8. Significance of the Judgment

This judgment is particularly important for several reasons:

a) It reinforces the protective strength of registered and admitted title.

Once title is proved, the defendant’s burden becomes exceptionally heavy.

b) It sharply limits prescriptive claims based on alleged informal sales.

Courts will not allow unproven “agreements” to defeat ownership.

c) It provides clarity on permissive possession and its inability to morph into adverse possession without overt acts.

d) It preserves litigants’ freedom to choose between Partition Law remedies and regular civil actions.
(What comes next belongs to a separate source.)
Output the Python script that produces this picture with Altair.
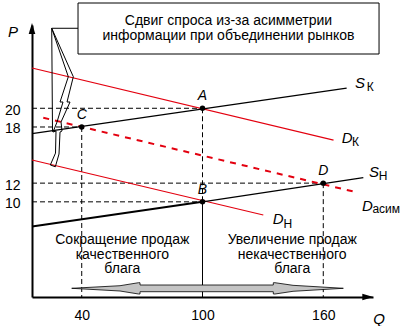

e) It reflects a judicial commitment to prevent fraudulent appropriation of property through weak, uncorroborated narratives of purchase and long occupation.


Conclusion

The decision in SC Appeal No. 77/2019 is a powerful reaffirmation of the core doctrines governing immovable property in Sri Lanka. It underscores a simple but fundamental truth:

Long possession alone is not enough—possession must be adverse, open, and unequivocal if it is to ripen into title.

Where possession begins as permissive or subordinate—as in this case—courts will demand strict proof before allowing prescription to override registered ownership.

For judges, practitioners, and scholars, the judgment offers a carefully reasoned roadmap through the complexities of vindicatory actions, prescriptive claims, and the evidentiary burdens that govern them.